Apr 24, 2013 8:31 PM by Jacqui Heinrich, firstname.lastname@example.org
A utilities rate increase in Colorado Springs is a no-go for now. City council put the brakes on that plan late Tuesday night.
The increase -- set to start May 1st -- would have paid for a solar garden expansion project now in limbo. The city auditor estimated the cost increase to an average rate payer would be about $4 per year, which would have paid to expand solar gardens and allow more utilities customers to purchase or lease solar panels stationed across the city to get a credit on their utility bills.
The former city council passed the rate hike just two weeks ago after eight months of planning. The new council voted 5 to 4 to postpone the hike until August so they can search for more cost-efficient options.
Members of the old council and solar industry workers were dismayed. "Any time you have six brand new members come to city council, they hold the majority and they come in pretty quickly ready to do whatever is on their mind and this one happened to be first on their mind," Councilwoman Jan Martin told News 5.
Solar industry workers say the move sends an anti-business message to those working in renewable energy. "The damage that's been done and what we need to work through as a city is how do we regain confidence among the citizens of Colorado Springs that city council doesn't intend to always to back and forth on its commitments that its made in the past," SunShare President David Amster-Olzewski said.
Opponents argue imposing funding for solar projects on ratepayers isn't fair.
News 5 reached out to council members who voted against the hike for comment, including Council President Keith King, who solicited 'no' votes from other members prior to the public meeting. As of air time, none of the five council members had responded.
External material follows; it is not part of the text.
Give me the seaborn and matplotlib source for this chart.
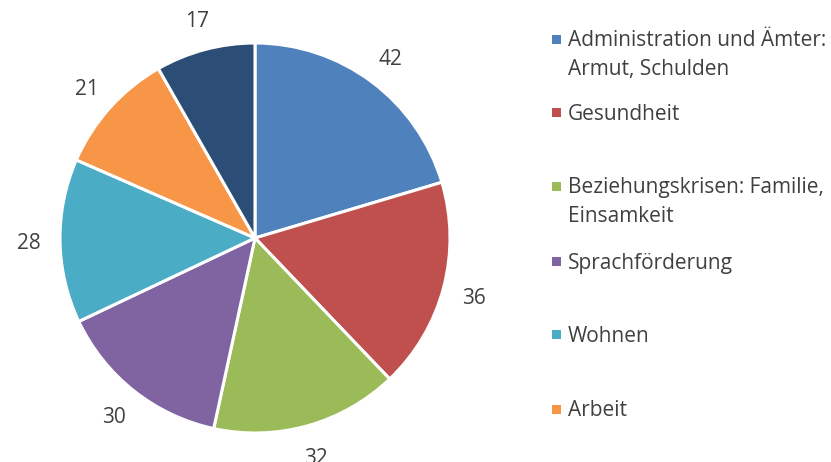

UPDATE: Late Wednesday evening, Council President Keith King returned our phone calls and wished to provide a statement, posted below:
"I sponsored the repeal to expand the expansion of the Community Solar Garden. Under the measure which the previous City Council passed at their last meeting, the program expansion would have cost ratepayers at least $22 million. At our meeting on Tuesday, people spoke on both sides of the issue, but nobody denied there are more cost-effective ways to promote solar. For instance, testimony proved beyond a shadow of a doubt that we could save ratepayer money if we adopted a cost-of-service approach to customer rebates as opposed to a blended rate methodology. In other words, we could expand the amount of solar in our portfolio at the exact same pace, but at less expense to the ratepayers.
I ran on a promise to keep rates low. I don't see how I could support a solar garden rate increase when there are less expensive ways to subsidize solar. The best approach would be for it to stand on its own merit. We will work to make it rate tariff fair to all ratepayers."